From the standpoint of the American taxpayer, continuous involvement in these endless wars in the Middle East is pointless and does not keep Americans safe at home. Ironically, the September 11 attacks were heavily sponsored by Saudi Arabia, an American ally, whom to this day has skillfully avoided prosecution. The Pentagon has instead targeted most of its anger at Iran.

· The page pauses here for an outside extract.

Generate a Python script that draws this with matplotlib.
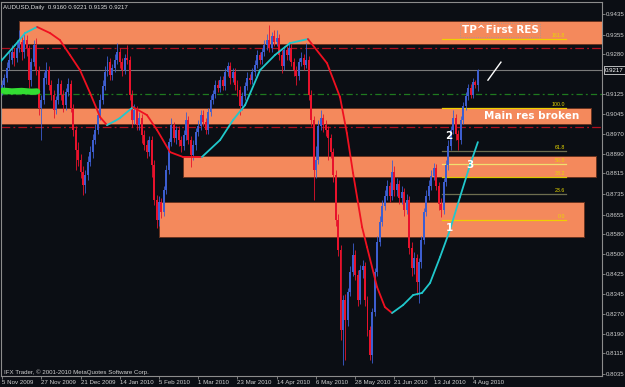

At the end of the day, it is time for the United States to get its priorities straight and to put taxpayers and American soldiers first again. Bullying Iran with naval incursions does not protect Americans — it goads and provokes a hostile nation that will become even more antagonistic against the United States as time passes by. If the situation was flipped around, it is all but certain that Trump’s reaction to a hypothetical incident in which the Iranians start sending ships into the Gulf of Mexico would be explosive. It is time for the Trump administration to rethink its foreign policy strategy in the Middle East and to end its behavior as the playground bully of the region the occupying force that feels as if it can do anything it wants courtesy of a large and powerful military. Might does not make right.